Data excerpt:
..............................

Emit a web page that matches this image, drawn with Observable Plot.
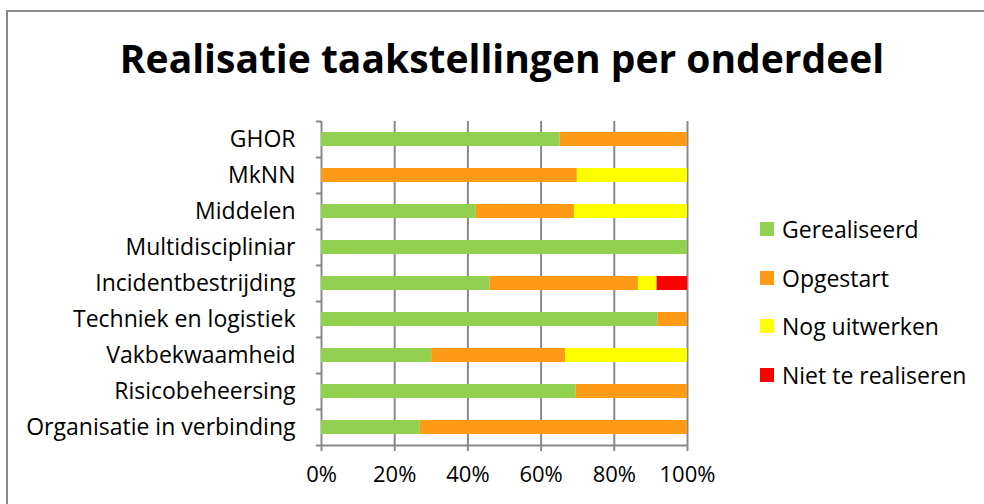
<!DOCTYPE html>
<html><head><meta charset="utf-8">
<script src="https://cdn.jsdelivr.net/npm/d3@7"></script>
<script src="https://cdn.jsdelivr.net/npm/@observablehq/plot@0.6"></script>
<style>
body{margin:0;background:#fff;}
#wrap{position:relative;width:984px;height:504px;overflow:hidden;font-family:"Open Sans", sans-serif;color:#000;}
#border{position:absolute;left:6px;top:10px;width:1100px;height:600px;border:2px solid #898989;box-sizing:border-box;}
#title{position:absolute;left:0;width:1004px;top:33px;text-align:center;font-weight:bold;font-size:39px;line-height:50px;white-space:nowrap;}
#chart{position:absolute;left:0;top:0;}
#legend{position:absolute;left:760px;top:205px;font-size:23px;}
.item{display:flex;align-items:center;height:48.5px;}
.sw{width:14px;height:14px;margin-right:8px;}
</style>
</head><body>
<div id="wrap">
  <div id="border"></div>
  <div id="chart"></div>
  <div id="title">Realisatie taakstellingen per onderdeel</div>
  <div id="legend"></div>
</div>
<script>
const categories = ["GHOR","MkNN","Middelen","Multidiscipliniar","Incidentbestrijding","Techniek en logistiek","Vakbekwaamheid","Risicobeheersing","Organisatie in verbinding"];
const series = ["Gerealiseerd","Opgestart","Nog uitwerken","Niet te realiseren"];
const colors = ["#92D050","#FF9A17","#FFFF00","#FF0000"];
const gerealiseerd     = [65.2, 0,    42.3, 100, 46.0, 91.9, 30.1, 69.6, 27.0];
const opgestart        = [34.8, 69.9, 26.8, 0,   40.6, 8.1,  36.6, 30.4, 73.0];
const nogUitwerken     = [0,    30.1, 30.9, 0,   5.1,  0,    33.3, 0,    0];
const nietTeRealiseren = [0,    0,    0,    0,   8.3,  0,    0,    0,    0];
const xTicks = [0, 20, 40, 60, 80, 100];

const seriesValues = [gerealiseerd, opgestart, nogUitwerken, nietTeRealiseren];
const rows = series.flatMap((s, si) => categories.map((c, ci) => ({series: s, category: c, value: seriesValues[si][ci]})));

const grey = "#898989";
const chart = Plot.plot({
  width: 984, height: 504,
  marginLeft: 321, marginRight: 297, marginTop: 121, marginBottom: 59,
  style: {fontFamily: "'Open Sans', sans-serif", fontSize: "23px", color: "#000", background: "transparent", overflow: "visible"},
  x: {domain: [0, 100], label: null},
  y: {domain: categories, paddingInner: 0.6, paddingOuter: 0.3, label: null},
  color: {domain: series, range: colors},
  marks: [
    Plot.ruleX(xTicks, {stroke: grey, strokeWidth: 2, strokeOpacity: 1}),
    Plot.barX(rows, {y: "category", x: "value", fill: "series"}),
    Plot.ruleY(categories, {y: d => d, dy: 18, x1: -1.4, x2: 0, stroke: grey, strokeWidth: 2}),
    Plot.ruleY(categories.slice(0, 1), {y: d => d, dy: -18, x1: -1.4, x2: 0, stroke: grey, strokeWidth: 2}),
    Plot.ruleY(categories.slice(-1), {y: d => d, dy: 18, stroke: grey, strokeWidth: 2}),
    Plot.axisX({ticks: xTicks, tickSize: 6, tickPadding: 15, tickFormat: d => d + "%", stroke: grey, strokeWidth: 2, fontSize: 22, label: null}),
    Plot.axisY({tickSize: 0, tickPadding: 26, fontSize: 23, label: null})
  ]
});
document.getElementById("chart").appendChild(chart);

const legend = document.getElementById("legend");
series.forEach((s, i) => {
  const item = document.createElement("div");
  item.className = "item";
  const sw = document.createElement("div");
  sw.className = "sw";
  sw.style.background = colors[i];
  const label = document.createElement("span");
  label.textContent = s;
  item.appendChild(sw);
  item.appendChild(label);
  legend.appendChild(item);
});
</script>
</body></html>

..............................

Repeat the material above word for word, please, apart from its images.

Emit a web page that matches this image, drawn with Observable Plot.
<!DOCTYPE html>
<html><head><meta charset="utf-8">
<script src="https://cdn.jsdelivr.net/npm/d3@7"></script>
<script src="https://cdn.jsdelivr.net/npm/@observablehq/plot@0.6"></script>
<style>
body{margin:0;background:#fff;}
#wrap{position:relative;width:984px;height:504px;overflow:hidden;font-family:"Open Sans", sans-serif;color:#000;}
#border{position:absolute;left:6px;top:10px;width:1100px;height:600px;border:2px solid #898989;box-sizing:border-box;}
#title{position:absolute;left:0;width:1004px;top:33px;text-align:center;font-weight:bold;font-size:39px;line-height:50px;white-space:nowrap;}
#chart{position:absolute;left:0;top:0;}
#legend{position:absolute;left:760px;top:205px;font-size:23px;}
.item{display:flex;align-items:center;height:48.5px;}
.sw{width:14px;height:14px;margin-right:8px;}
</style>
</head><body>
<div id="wrap">
  <div id="border"></div>
  <div id="chart"></div>
  <div id="title">Realisatie taakstellingen per onderdeel</div>
  <div id="legend"></div>
</div>
<script>
const categories = ["GHOR","MkNN","Middelen","Multidiscipliniar","Incidentbestrijding","Techniek en logistiek","Vakbekwaamheid","Risicobeheersing","Organisatie in verbinding"];
const series = ["Gerealiseerd","Opgestart","Nog uitwerken","Niet te realiseren"];
const colors = ["#92D050","#FF9A17","#FFFF00","#FF0000"];
const gerealiseerd     = [65.2, 0,    42.3, 100, 46.0, 91.9, 30.1, 69.6, 27.0];
const opgestart        = [34.8, 69.9, 26.8, 0,   40.6, 8.1,  36.6, 30.4, 73.0];
const nogUitwerken     = [0,    30.1, 30.9, 0,   5.1,  0,    33.3, 0,    0];
const nietTeRealiseren = [0,    0,    0,    0,   8.3,  0,    0,    0,    0];
const xTicks = [0, 20, 40, 60, 80, 100];

const seriesValues = [gerealiseerd, opgestart, nogUitwerken, nietTeRealiseren];
const rows = series.flatMap((s, si) => categories.map((c, ci) => ({series: s, category: c, value: seriesValues[si][ci]})));

const grey = "#898989";
const chart = Plot.plot({
  width: 984, height: 504,
  marginLeft: 321, marginRight: 297, marginTop: 121, marginBottom: 59,
  style: {fontFamily: "'Open Sans', sans-serif", fontSize: "23px", color: "#000", background: "transparent", overflow: "visible"},
  x: {domain: [0, 100], label: null},
  y: {domain: categories, paddingInner: 0.6, paddingOuter: 0.3, label: null},
  color: {domain: series, range: colors},
  marks: [
    Plot.ruleX(xTicks, {stroke: grey, strokeWidth: 2, strokeOpacity: 1}),
    Plot.barX(rows, {y: "category", x: "value", fill: "series"}),
    Plot.ruleY(categories, {y: d => d, dy: 18, x1: -1.4, x2: 0, stroke: grey, strokeWidth: 2}),
    Plot.ruleY(categories.slice(0, 1), {y: d => d, dy: -18, x1: -1.4, x2: 0, stroke: grey, strokeWidth: 2}),
    Plot.ruleY(categories.slice(-1), {y: d => d, dy: 18, stroke: grey, strokeWidth: 2}),
    Plot.axisX({ticks: xTicks, tickSize: 6, tickPadding: 15, tickFormat: d => d + "%", stroke: grey, strokeWidth: 2, fontSize: 22, label: null}),
    Plot.axisY({tickSize: 0, tickPadding: 26, fontSize: 23, label: null})
  ]
});
document.getElementById("chart").appendChild(chart);

const legend = document.getElementById("legend");
series.forEach((s, i) => {
  const item = document.createElement("div");
  item.className = "item";
  const sw = document.createElement("div");
  sw.className = "sw";
  sw.style.background = colors[i];
  const label = document.createElement("span");
  label.textContent = s;
  item.appendChild(sw);
  item.appendChild(label);
  legend.appendChild(item);
});
</script>
</body></html>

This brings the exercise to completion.